WRONG: The owner was very kind to my husband and I as we toured the grounds.

 

RIGHT: The owner was very kind to my husband and me as we toured the grounds.

 

“I” is a subject pronoun. It is correctly used as the subject of a verb. Its object form is “me”, which is used as the object of a verb or, as in this example, the object of a preposition (to).

Mistake 7: Inappropriate use of reflexive pronoun forms.

 

WRONG: Nexxus and myself built this company from the ground up.

 

RIGHT: Nexxus and I built this company from the ground up.

 

A pronoun that ends in -self or -selves is called a reflexive pronoun. This type of pronoun refers to a noun or personal pronoun that occurs elsewhere in the sentence. For example, “He cut himself shaving.” In this example, “himself” refers to the same person as the one meant by “He”.

Mistake 8: Incorrect use of “did” instead of “had” in certain (if clauses).

 

One use of the conjunction “if” is to introduce a clause that states an action that would have changed an outcome.

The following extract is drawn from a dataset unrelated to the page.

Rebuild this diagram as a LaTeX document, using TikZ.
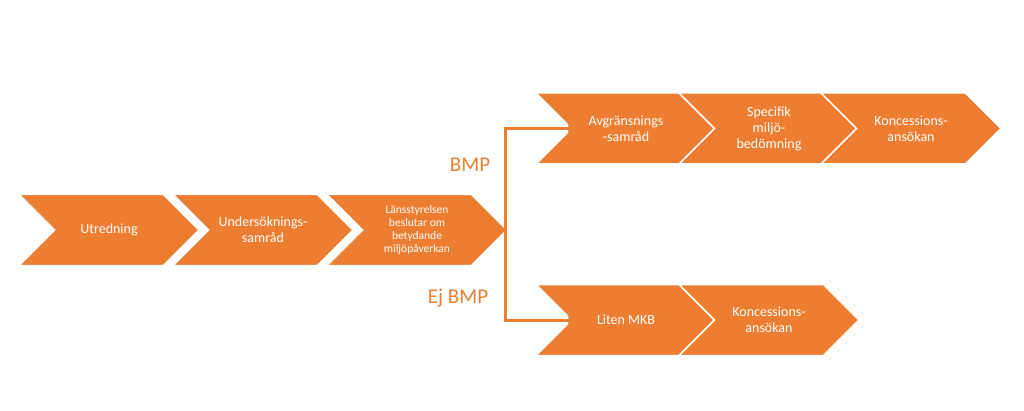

For example, “If I hadn’t missed my plane, I would be in Vegas by now.”

Mistake 9: Incorrect irregular verb forms.

 

Most English verbs form the past and past participle by adding -ed to the base form.

 

Example:

 

Walk, walked, (has) walked.

Believe, believed, (has) believed.

Jump, jumped, (has) jumped.

 

However, a few high-frequency verbs have irregular past forms.

 

Example:

 

Run, ran, (has) run.

Go, went, (has) gone.

Come, came, (has) come.

 

Here are common errors:

 

WRONG: Shai loves to read, has ran for office, and has an articulate way of telling it like it is.

 

RIGHT: Shai loves to read, has run for office, and has an articulate way of telling it like it is.

Mistake 10: Omitting “that” when it is needed after “say”.

 

When there is no intervening conjunction, “that’ may be omitted after the verb “say”.

 

Example: The witness said she overheard the defendant threaten to burn the man’s house down.

 

However, if a conjunction such as “after”, “although”, “because”, “before”, “in addition to”, “until”, or “while” intervenes between the verb “say” and its object, “that” is needed to avoid ambiguity.

 

WRONG: Cyn said after she stopped recording, she watched for a few more minutes but never saw anyone                  perform CPR.

 

RIGHT: Cyn said that after she stopped recording, she watched for a few more minutes but never saw                      anyone perform CPR.